FUND: Members of Congress can choose to pay taxes either in the Washington area or in their home state.

O'REILLY: OK, so they have the choice. So he would pay it in Florida because Florida doesn't have a state tax and Maryland taxes like crazy.

FUND: And you have just identified one of the big reasons he has to have this phantom residence because that enables him to pay no Florida income tax.

O'REILLY: Right. So he pays...

FUND: Because there isn't one.

O'REILLY: ...state tax. There's no state tax in Florida. So basically what this guy has done is he's invested in a big house in Maryland. That's where he lives with his three children and his wife.
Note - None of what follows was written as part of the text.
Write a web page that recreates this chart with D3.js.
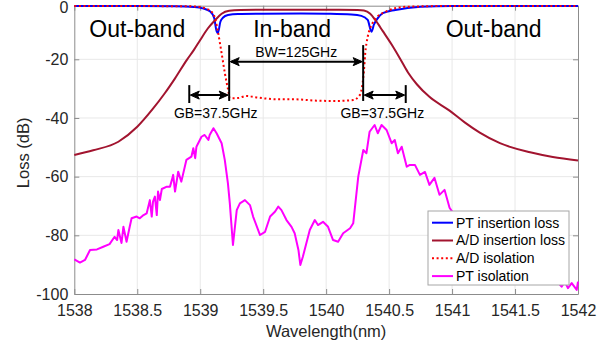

And he had his mother-in-law set up this phantom place that some people, I guess, would think he lives in Delray, but he doesn't? That's what the bottom line is here?

FUND: Congressman Wexler clearly decided to move to Washington with his three children. He has a nice house in Potomac, which is a very tony suburb. He has an address of convenience in Delray Beach.

O'REILLY: All right. And then, we have to let the voters decide whether that is what they want in Florida or not. I think that's the fair thing. You let the voters down in Palm Beach decide.

FUND: I'll make a prediction that in the next few months Congressman Wexler might shop around for a little garden apartment in Delray Beach that he could call his own and it will really be his own.

O'REILLY: All right. Mr. Fund, thanks very much. And again, if Congressman Wexler has anything to say, he can say it tomorrow.